Premier Jean Charest's government has left it to André Caillé, an energy executive once hailed as a hero in the province, to sell the new energy industry with his credibility and charm.

It hasn't exactly gone as planned.

Some 400 years ago, French settlers cleared this land and today their descendants produce much of Canada's fruit, vegetables and dairy, including North America's finest cheese. The flat farmland and rolling green countryside is peppered with picturesque villages that support those farmers, and the acreages and pied-à-terre of city dwellers drawn by peace and quiet.

It's not traditionally a centre of noisy activism. But one evening this week, when Mr. Caillé made his pitch in a packed and steaming conference room on the outskirts of Saint-Hyacinthe, the descendents of those settlers greeted him with hoots and hollers of derision.

When Mr. Caillé asked for calm, young and elderly alike called him a liar and a thief. The French words for shale gas ( gaz de schiste) were quickly transformed into shouts of "We don't want your gaz de shit!"

Two minutes later, Mr. Caillé was gone, ushered out by police worried about his safety. He'd lost the room in much the same way the government may be losing the province.

When gas companies went looking for a leader to reassure the people, Mr. Caillé was top of the list. He was the sweater-wearing fatherly figure who helped lead anxious and freezing Quebeckers through the winter ice storm of 1998, when he was president of venerated Hydro-Québec. It was his power lines that failed, but many Quebeckers saw a leader trying to turn the lights back on.

Mr. Caillé, who now heads the province's brand new oil and gas producers association, said he always knew gas would provoke a culture shock. A long line of Quebec leaders have cultivated a green image based on hydro electricity while dismissing the dirty fossil fuel energy producers to the west.

"The tumult you see in the meetings are a tradition in Quebec. Quebeckers have a voice that carries," Mr. Caillé said. "But there has been no violence, and there will be no violence. They just have strong vocal cords. The Jesuits used to teach us, 'When your argument is weak, raise your voice.' It's in our culture."
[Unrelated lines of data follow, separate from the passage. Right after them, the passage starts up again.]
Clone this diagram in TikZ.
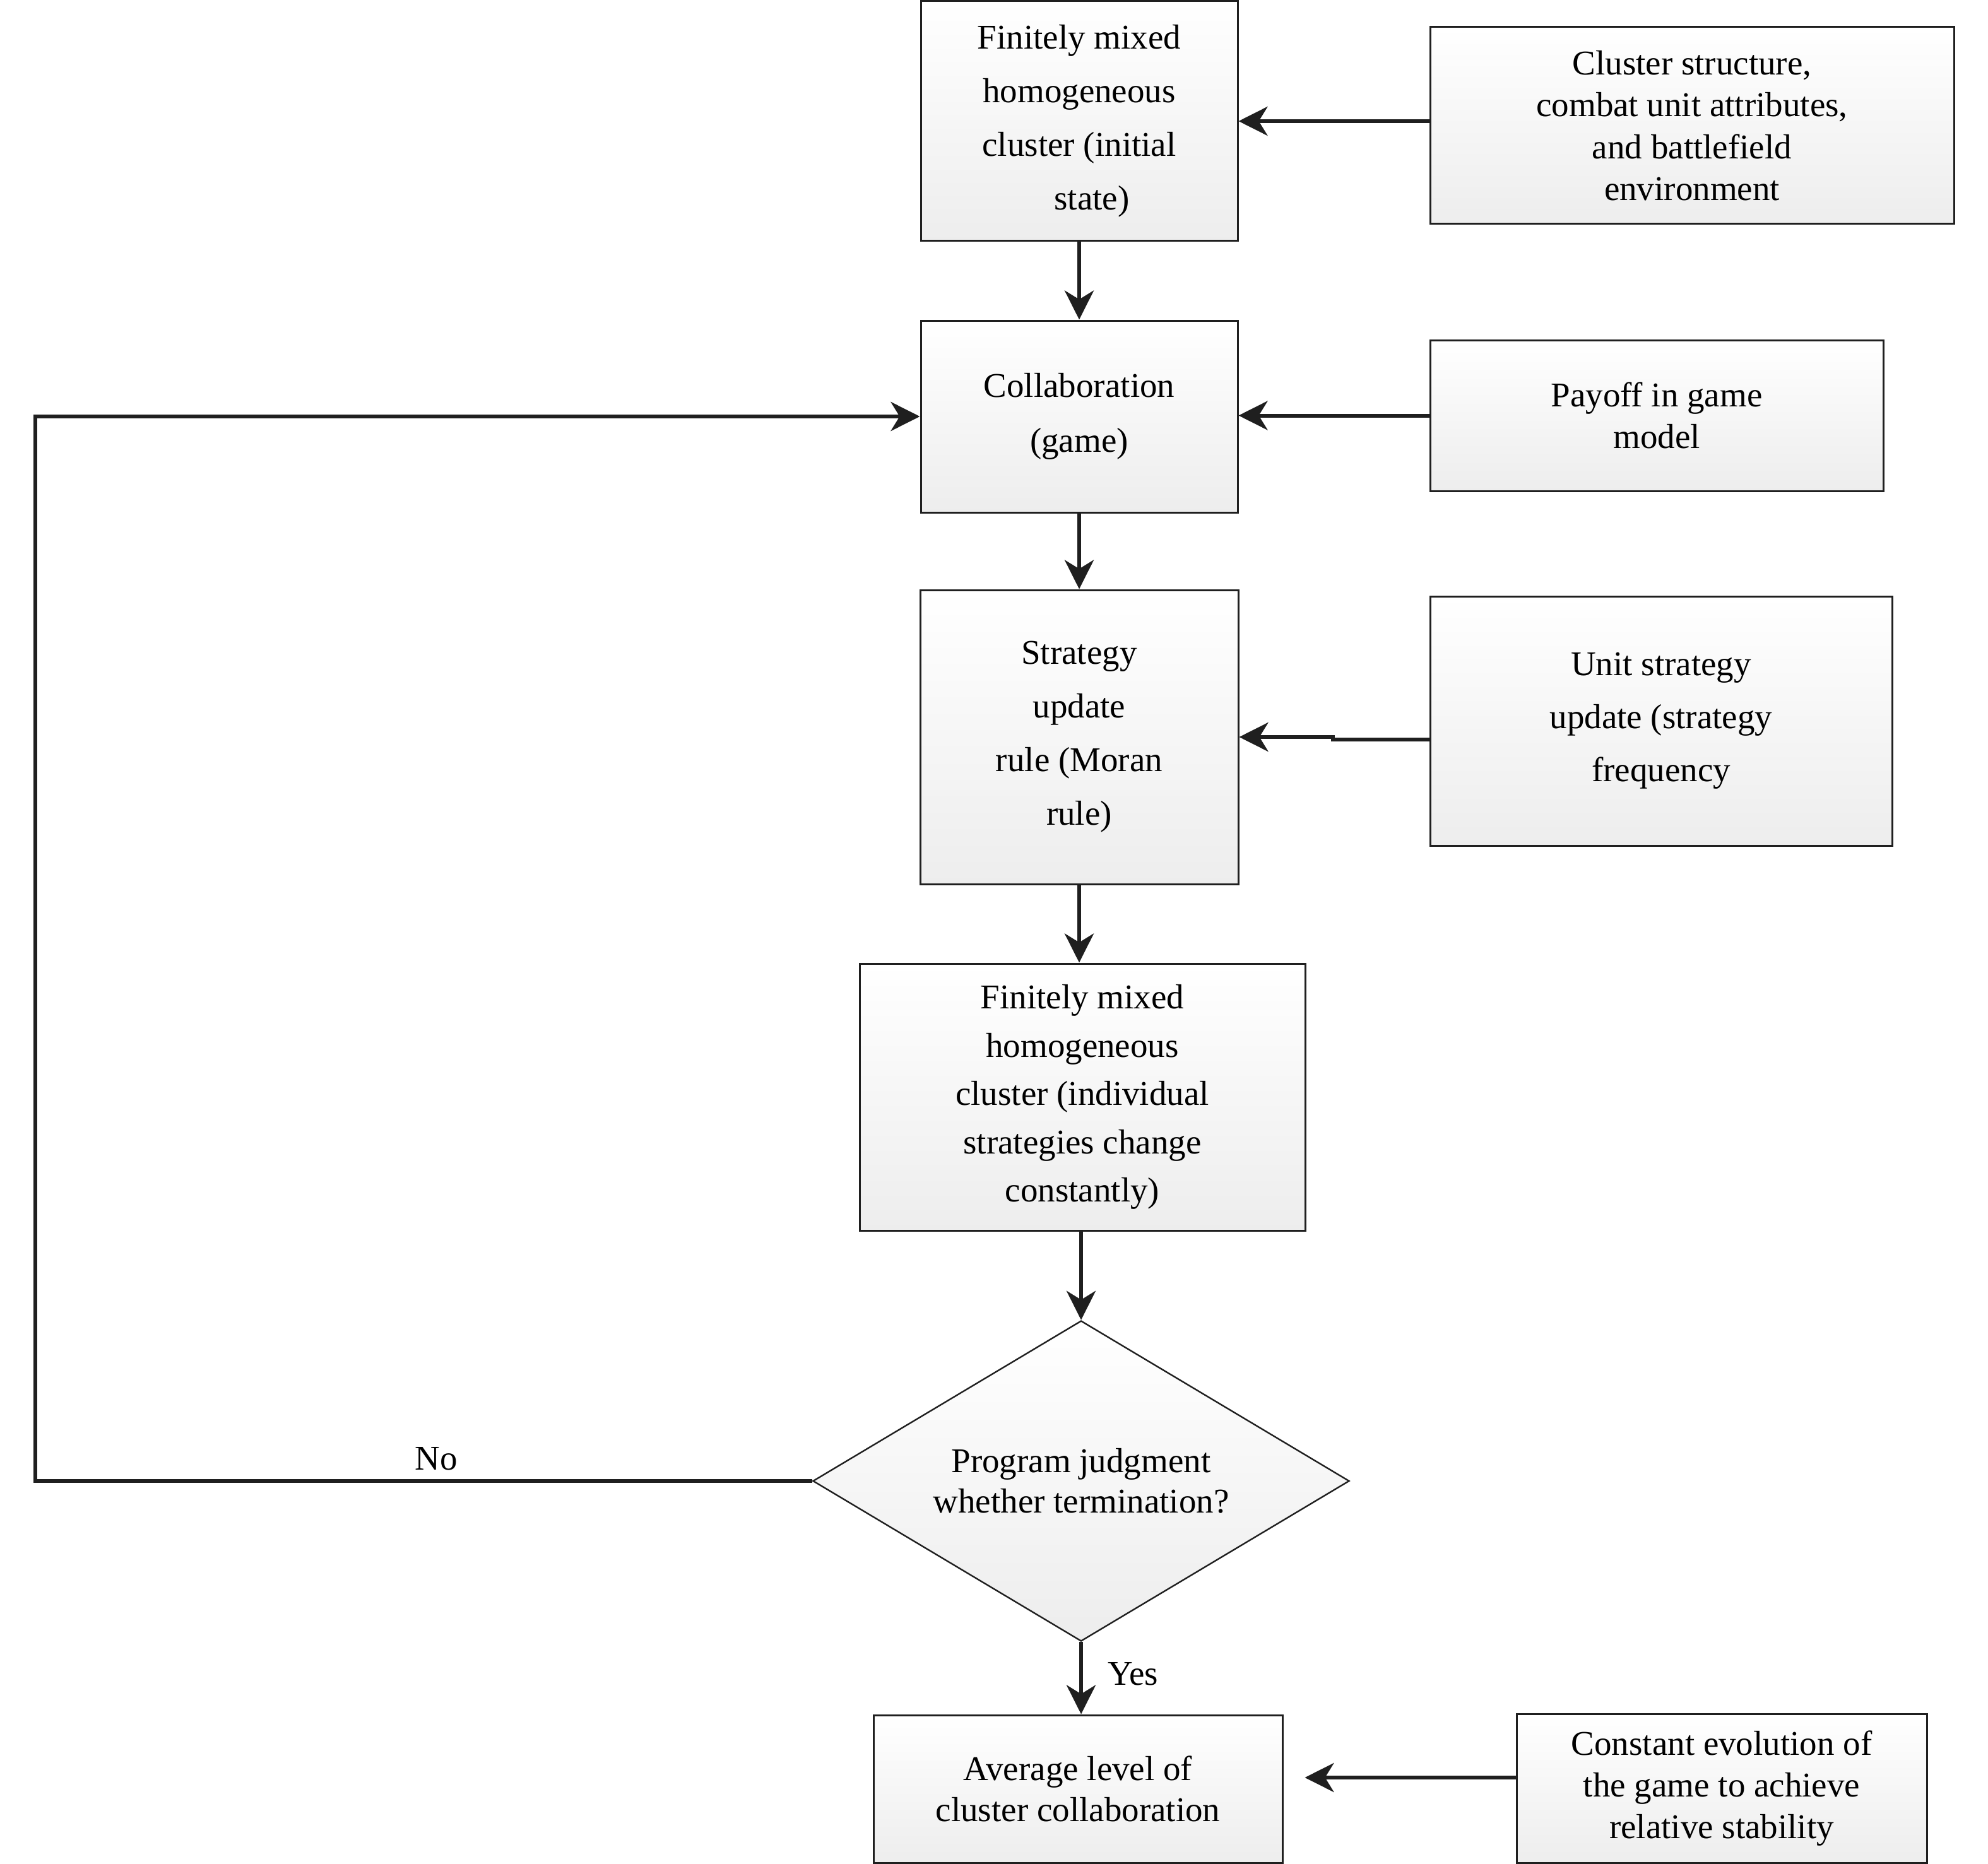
\documentclass[tikz,border=0pt]{standalone}
\usepackage{fontspec}
\setmainfont{Liberation Serif}
\usetikzlibrary{shapes.geometric,arrows.meta}
\begin{document}
\begin{tikzpicture}[x=0.25pt,y=-0.25pt,
  box/.style={draw=black!88, line width=0.75pt, rectangle, top color=white, bottom color=black!7, align=center, inner sep=0pt},
  fs/.style={font=\fontsize{13.75pt}{#1}\selectfont},
  conn/.style={draw=black!88, line width=1.5pt, -{Stealth[length=11.5pt,width=11.5pt,inset=3.5pt]}},
]
\useasboundingbox (0,0) rectangle (3150,2954);

\node[box, fs=21.25pt, minimum width=125.5pt, minimum height=95pt] (A) at (1710,192)
  {Finitely mixed\\homogeneous\\cluster (initial\\\hspace*{10pt}state)};
\node[box, fs=16.6pt, minimum width=207.5pt, minimum height=78pt] (B) at (2681,199)
  {Cluster structure,\\combat unit attributes,\\and battlefield\\environment};
\node[box, fs=21.75pt, minimum width=125.5pt, minimum height=76pt] (C) at (1710,660)
  {Collaboration\\(game)};
\node[box, fs=16.6pt, minimum width=179.5pt, minimum height=59.75pt] (D) at (2625,658.5)
  {Payoff in game\\model};
\node[box, fs=21.25pt, minimum width=126pt, minimum height=116.5pt] (E) at (1710,1168)
  {Strategy\\update\\rule (Moran\\rule)};
\node[box, fs=21pt, minimum width=183pt, minimum height=98.75pt] (F) at (2632,1142.5)
  {Unit strategy\\update (strategy\\frequency};
\node[box, fs=19.15pt, minimum width=176.5pt, minimum height=105.75pt] (G) at (1715,1738.5)
  {Finitely mixed\\homogeneous\\cluster (individual\\strategies change\\constantly)};
\node[box, diamond, line width=0.6pt, shape aspect=1.67, fs=16.1pt, minimum width=212.5pt, minimum height=127pt] (Dia) at (1713,2347)
  {Program judgment\\whether termination?};
\node[box, fs=16.1pt, minimum width=162pt, minimum height=58.5pt] (H) at (1708,2835)
  {Average level of\\cluster collaboration};
\node[box, fs=16.6pt, minimum width=162.5pt, minimum height=59pt] (I) at (2728,2834)
  {Constant evolution of\\the game to achieve\\relative stability};

\node[fs=16pt] (no) at (691,2312) {No};
\node[fs=16pt] (yes) at (1795,2653) {Yes};

\coordinate (L) at (56,2347);

\draw[conn] (A.south) -- (A.south |- C.north);
\draw[conn] (C.south) -- (C.south |- E.north);
\draw[conn] (E.south) -- (E.south |- G.north);
\draw[conn] (Dia.north |- G.south) -- (Dia.north);
\draw[conn] (Dia.south) -- (Dia.south |- H.north);
\draw[conn] (B.west |- A.east) -- (A.east);
\draw[conn] (D.west) -- (D.west -| C.east);
\draw[conn] ([yshift=-7.4pt]F.west) -- ++(-153,0) |- (E.east);
\draw[conn, shorten >=8.5pt] ([yshift=4.25pt]I.west) -- ([yshift=4.25pt]I.west -| H.east);
\draw[conn] (Dia.west) -- (L) |- (C.west);
\end{tikzpicture}
\end{document}
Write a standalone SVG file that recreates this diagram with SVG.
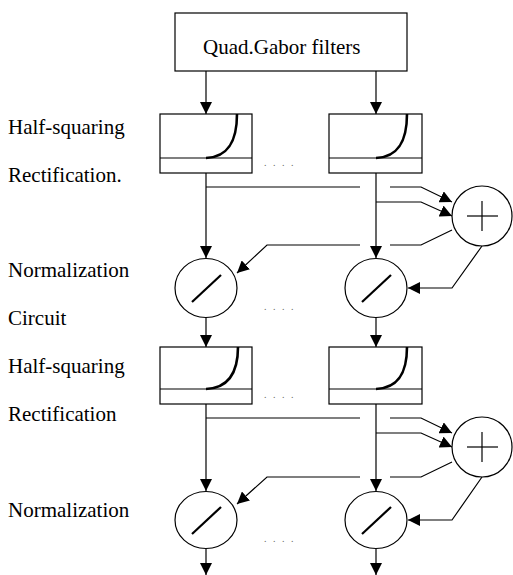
<svg xmlns="http://www.w3.org/2000/svg" width="513" height="575" viewBox="0 0 513 575">
<defs>
<marker id="ah" markerUnits="userSpaceOnUse" markerWidth="12" markerHeight="12" refX="12" refY="6" orient="auto" viewBox="0 0 12 12">
<path d="M0,0 L12,6 L0,12 z" fill="#000"/>
</marker>
</defs>
<style>
.box{fill:#fff;stroke:#000;stroke-width:1.2}
.ln{fill:none;stroke:#000;stroke-width:1.2}
.arr{fill:none;stroke:#000;stroke-width:1.2;marker-end:url(#ah)}
.curve{fill:none;stroke:#000;stroke-width:2.6}
.thick{fill:none;stroke:#000;stroke-width:2.2}
.lbl{font-size:21px;fill:#000}
.dots{font-size:10px;fill:#666;letter-spacing:6.5px}
</style>
<rect width="513" height="575" fill="#fff"/>

<g id="labels" font-family="Liberation Serif, Times New Roman, DejaVu Serif, serif">
<text class="lbl" x="8" y="134">Half-squaring</text>
<text class="lbl" x="8" y="182">Rectification.</text>
<text class="lbl" x="8" y="277">Normalization</text>
<text class="lbl" x="8" y="325">Circuit</text>
<text class="lbl" x="8" y="373">Half-squaring</text>
<text class="lbl" x="8" y="421">Rectification</text>
<text class="lbl" x="8" y="517">Normalization</text>
</g>

<g id="gabor">
<rect class="box" x="175" y="13" width="232" height="58"/>
<text class="lbl" x="203" y="54" font-family="Liberation Serif, Times New Roman, DejaVu Serif, serif">Quad.Gabor filters</text>
</g>

<g id="rect1L">
<rect class="box" x="160" y="114" width="92" height="59"/>
<line class="ln" x1="160" y1="158" x2="252" y2="158"/>
<path class="curve" d="M206,158 C229,157 237,140 237,114"/>
</g>
<g id="rect1R">
<rect class="box" x="329" y="114" width="93" height="59"/>
<line class="ln" x1="329" y1="158" x2="422" y2="158"/>
<path class="curve" d="M376,158 C399,157 407,140 407,114"/>
</g>
<text class="dots" x="264" y="166" font-family="Liberation Serif, serif">....</text>

<g id="sum1">
<circle class="box" cx="482" cy="216" r="30"/>
<line class="ln" x1="467" y1="216" x2="498" y2="216"/>
<line class="ln" x1="482" y1="201" x2="482" y2="231"/>
</g>

<g id="norm1L">
<ellipse class="box" cx="206" cy="288" rx="31" ry="29.5"/>
<line class="thick" x1="192" y1="302" x2="221" y2="275"/>
</g>
<g id="norm1R">
<ellipse class="box" cx="376" cy="288" rx="31" ry="29.5"/>
<line class="thick" x1="362" y1="302" x2="391" y2="275"/>
</g>
<text class="dots" x="264" y="310" font-family="Liberation Serif, serif">....</text>

<g id="rect2L">
<rect class="box" x="160" y="347" width="92" height="57"/>
<line class="ln" x1="160" y1="389" x2="252" y2="389"/>
<path class="curve" d="M206,389 C229,388 238,372 238,347"/>
</g>
<g id="rect2R">
<rect class="box" x="329" y="347" width="93" height="57"/>
<line class="ln" x1="329" y1="389" x2="422" y2="389"/>
<path class="curve" d="M376,389 C399,388 407,372 407,347"/>
</g>
<text class="dots" x="264" y="398" font-family="Liberation Serif, serif">....</text>

<g id="sum2">
<circle class="box" cx="482" cy="447" r="30"/>
<line class="ln" x1="467" y1="447" x2="498" y2="447"/>
<line class="ln" x1="482" y1="432" x2="482" y2="462"/>
</g>

<g id="norm2L">
<ellipse class="box" cx="206" cy="520" rx="31" ry="28.5"/>
<line class="thick" x1="192" y1="534" x2="221" y2="507"/>
</g>
<g id="norm2R">
<ellipse class="box" cx="376" cy="520" rx="31" ry="28.5"/>
<line class="thick" x1="362" y1="534" x2="391" y2="507"/>
</g>
<text class="dots" x="264" y="542" font-family="Liberation Serif, serif">....</text>

<g id="connectors">
<line class="arr" x1="206" y1="71" x2="206" y2="114"/>
<line class="arr" x1="376" y1="71" x2="376" y2="114"/>
<line class="arr" x1="206" y1="173" x2="206" y2="258"/>
<line class="arr" x1="376" y1="173" x2="376" y2="258"/>
<polyline class="ln" points="206,187 360,187"/>
<polyline class="arr" points="390,187 421,187 452,202"/>
<polyline class="arr" points="376,202 421,202 452,216"/>
<polyline class="ln" points="452,230 421,245 390,245"/>
<polyline class="arr" points="360,245 267,245 237,273"/>
<polyline class="arr" points="482,246 452,288 408,288"/>
<line class="arr" x1="206" y1="317" x2="206" y2="347"/>
<line class="arr" x1="376" y1="317" x2="376" y2="347"/>
<line class="arr" x1="206" y1="404" x2="206" y2="491"/>
<line class="arr" x1="376" y1="404" x2="376" y2="491"/>
<polyline class="ln" points="206,418 360,418"/>
<polyline class="arr" points="390,418 421,418 452,433"/>
<polyline class="arr" points="376,433 421,433 452,447"/>
<polyline class="ln" points="452,462 421,477 390,477"/>
<polyline class="arr" points="360,477 267,477 237,504"/>
<polyline class="arr" points="482,477 452,520 408,520"/>
<line class="arr" x1="206" y1="549" x2="206" y2="575"/>
<line class="arr" x1="376" y1="549" x2="376" y2="575"/>
</g>
</svg>
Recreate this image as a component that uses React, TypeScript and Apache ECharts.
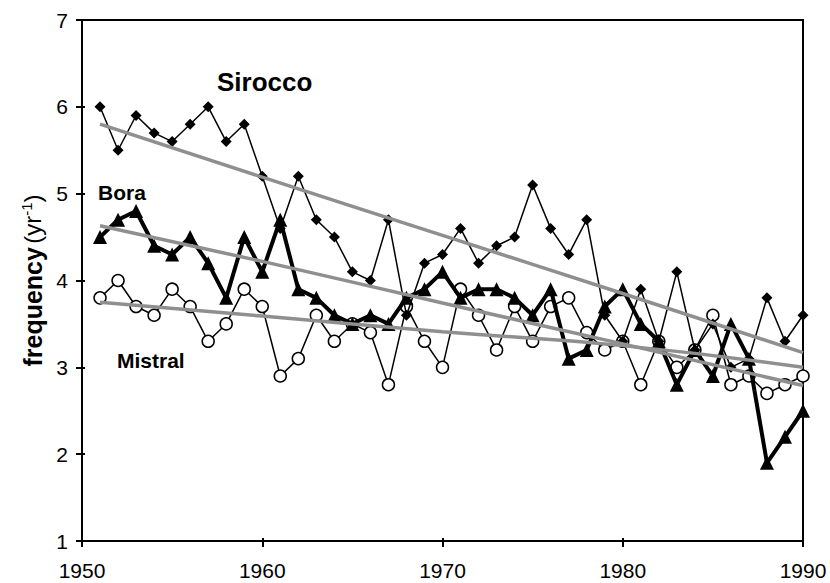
import React, { useEffect, useRef } from "react";
import * as echarts from "echarts";

const years = [
  1951, 1952, 1953, 1954, 1955, 1956, 1957, 1958, 1959, 1960,
  1961, 1962, 1963, 1964, 1965, 1966, 1967, 1968, 1969, 1970,
  1971, 1972, 1973, 1974, 1975, 1976, 1977, 1978, 1979, 1980,
  1981, 1982, 1983, 1984, 1985, 1986, 1987, 1988, 1989, 1990,
];

const sirocco = [
  6.0, 5.5, 5.9, 5.7, 5.6, 5.8, 6.0, 5.6, 5.8, 5.2,
  4.6, 5.2, 4.7, 4.5, 4.1, 4.0, 4.7, 3.6, 4.2, 4.3,
  4.6, 4.2, 4.4, 4.5, 5.1, 4.6, 4.3, 4.7, 3.6, 3.3,
  3.9, 3.3, 4.1, 3.2, 3.5, 3.0, 3.1, 3.8, 3.3, 3.6,
];

const bora = [
  4.5, 4.7, 4.8, 4.4, 4.3, 4.5, 4.2, 3.8, 4.5, 4.1,
  4.7, 3.9, 3.8, 3.6, 3.5, 3.6, 3.5, 3.8, 3.9, 4.1,
  3.8, 3.9, 3.9, 3.8, 3.6, 3.9, 3.1, 3.2, 3.7, 3.9,
  3.5, 3.3, 2.8, 3.2, 2.9, 3.5, 3.1, 1.9, 2.2, 2.5,
];

const mistral = [
  3.8, 4.0, 3.7, 3.6, 3.9, 3.7, 3.3, 3.5, 3.9, 3.7,
  2.9, 3.1, 3.6, 3.3, 3.5, 3.4, 2.8, 3.7, 3.3, 3.0,
  3.9, 3.6, 3.2, 3.7, 3.3, 3.7, 3.8, 3.4, 3.2, 3.3,
  2.8, 3.3, 3.0, 3.2, 3.6, 2.8, 2.9, 2.7, 2.8, 2.9,
];

// Trend lines read from the picture
const trendYears = [1951, 1960, 1970, 1980, 1990];
const siroccoTrend = [5.8, 5.19, 4.52, 3.85, 3.17];
const boraTrend = [4.63, 4.22, 3.74, 3.27, 2.79];
const mistralTrend = [3.75, 3.59, 3.41, 3.25, 3.0];

const xTicks = { min: 1950, max: 1990, interval: 10 };
const yTicks = { min: 1, max: 7, interval: 1 };

const FONT = "'Liberation Sans', Arial, sans-serif";

const pairs = (xs: number[], ys: number[]) => xs.map((x, i) => [x, ys[i]]);

export default function App() {
  const ref = useRef<HTMLDivElement>(null);

  useEffect(() => {
    document.body.style.margin = "0";
    if (!ref.current) return;
    const chart = echarts.init(ref.current, undefined, { renderer: "svg" });

    const trendStyle = { color: "#8f8f8f", width: 3.5 };

    chart.setOption({
      animation: false,
      backgroundColor: "#ffffff",
      grid: {
        left: 82,
        right: 27,
        top: 20,
        bottom: 42,
        show: true,
        borderColor: "#000",
        borderWidth: 2,
        backgroundColor: "transparent",
      },
      xAxis: [
        {
          type: "value",
          min: xTicks.min,
          max: xTicks.max,
          interval: xTicks.interval,
          axisLine: { show: true, lineStyle: { color: "#000", width: 2 } },
          axisTick: { show: true, inside: false, length: 6, lineStyle: { color: "#000", width: 2 } },
          axisLabel: {
            color: "#000",
            fontSize: 21,
            fontFamily: FONT,
            margin: 19,
            formatter: (v: number) => String(v),
          },
          splitLine: { show: false },
        },
        {
          type: "value",
          position: "bottom",
          min: xTicks.min,
          max: xTicks.max,
          interval: xTicks.interval,
          axisLine: { show: false },
          axisTick: { show: true, inside: true, length: 3, lineStyle: { color: "#000", width: 2 } },
          axisLabel: { show: false },
          splitLine: { show: false },
        },
      ],
      yAxis: [
        {
          type: "value",
          min: yTicks.min,
          max: yTicks.max,
          interval: yTicks.interval,
          axisLine: { show: true, lineStyle: { color: "#000", width: 2 } },
          axisTick: { show: true, inside: false, length: 6, lineStyle: { color: "#000", width: 2 } },
          axisLabel: { color: "#000", fontSize: 21, fontFamily: FONT, margin: 14 },
          splitLine: { show: false },
          name: "{b|frequency} {n|(yr}{s|-1}{n|)}",
          nameLocation: "middle",
          nameGap: 36,
          nameRotate: 90,
          nameTextStyle: {
            fontFamily: FONT,
            color: "#000",
            rich: {
              b: { fontSize: 25, fontWeight: "bold", fontFamily: FONT, color: "#000" },
              n: { fontSize: 24, fontFamily: FONT, color: "#000" },
              s: { fontSize: 15, fontFamily: FONT, color: "#000", verticalAlign: "top", padding: [0, 0, 12, 0] },
            },
          },
        },
        {
          type: "value",
          position: "left",
          min: yTicks.min,
          max: yTicks.max,
          interval: yTicks.interval,
          axisLine: { show: false },
          axisTick: { show: true, inside: true, length: 3, lineStyle: { color: "#000", width: 2 } },
          axisLabel: { show: false },
          splitLine: { show: false },
        },
      ],
      series: [
        {
          name: "Mistral",
          type: "line",
          data: pairs(years, mistral),
          symbol: "circle",
          symbolSize: 12,
          lineStyle: { color: "#000", width: 1.5 },
          itemStyle: { color: "#fff", borderColor: "#000", borderWidth: 1.5 },
          z: 2,
        },
        {
          name: "Bora",
          type: "line",
          data: pairs(years, bora),
          symbol: "triangle",
          symbolSize: 14,
          lineStyle: { color: "#000", width: 4 },
          itemStyle: { color: "#000" },
          z: 3,
        },
        {
          name: "Sirocco",
          type: "line",
          data: pairs(years, sirocco),
          symbol: "diamond",
          symbolSize: 11,
          lineStyle: { color: "#000", width: 1.5 },
          itemStyle: { color: "#000" },
          z: 4,
        },
        {
          name: "Sirocco trend",
          type: "line",
          data: pairs(trendYears, siroccoTrend),
          smooth: true,
          symbol: "none",
          lineStyle: trendStyle,
          z: 5,
        },
        {
          name: "Bora trend",
          type: "line",
          data: pairs(trendYears, boraTrend),
          smooth: true,
          symbol: "none",
          lineStyle: trendStyle,
          z: 5,
        },
        {
          name: "Mistral trend",
          type: "line",
          data: pairs(trendYears, mistralTrend),
          smooth: true,
          symbol: "none",
          lineStyle: trendStyle,
          z: 5,
        },
      ],
      graphic: [
        {
          type: "text",
          left: 217,
          top: 69,
          style: { text: "Sirocco", fontSize: 26, fontWeight: "bold", fontFamily: FONT, fill: "#000" },
        },
        {
          type: "text",
          left: 98,
          top: 182,
          style: { text: "Bora", fontSize: 21, fontWeight: "bold", fontFamily: FONT, fill: "#000" },
        },
        {
          type: "text",
          left: 117,
          top: 350,
          style: { text: "Mistral", fontSize: 21, fontWeight: "bold", fontFamily: FONT, fill: "#000" },
        },
      ],
    });

    return () => chart.dispose();
  }, []);

  return <div ref={ref} style={{ width: 830, height: 583 }} />;
}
Much of the current anger is based on exaggeration, Mr. Caillé said, pointing out that just three shale gas rigs are operating in Quebec, compared with 300 drilling in similar-sized fields in British Columbia and Alberta.

But suspicion still grows, and not just among those at a public meeting. Many of the province's opinion leaders wonder what's the rush. They know that improper drilling practices in places like Pennsylvania have contaminated ground, ruined peaceful countryside and poisoned wells. They look at New York state's moratorium on drilling in areas that supply water to New York City and they want a pause, too.

"We're not here to blow up the industry, our "No" is strictly a response to the government saying, 'Yes, yes, yes,' " said Pierre Batellier of St.-Marc-sur-Richelieu, about 40 minutes outside of Montreal, where his community group blocked a recent attempt at exploration.

Chants of "moratorium" ring out at public meetings, echoing calls from municipal leaders, citizens groups and environmentalists. But there will be no halt, according to deputy premier and Natural Resources Minster Nathalie Normandeau - whose critics deride her as "Drill Baby Drill" Normandeau.

"I don't believe that deep down people are against it. It's just that they need to be reassured, to have answers," said Ms. Normandeau, who added that the environmental review will provide those answers.

But the government is sending mixed messages. One day before Mr. Caillé was booed from the stage, Ms. Normandeau announced a moratorium on offshore drilling in the St. Lawrence estuary, pending a full environmental impact study. That study will stretch into 2012. The time allotted for the shale gas review is five months.

"The reaction isn't completely surprising," said Christian Vanasse, a comedian who is now a prominent opponent of shale gas. "The white francophones who live in this valley are living with what the natives up north have been putting up with for years. As long as Hydro-Québec was flooding vast distant lands, we didn't give a shit and thought we were green.

"There must be Indians who are laughing their asses off at us right now."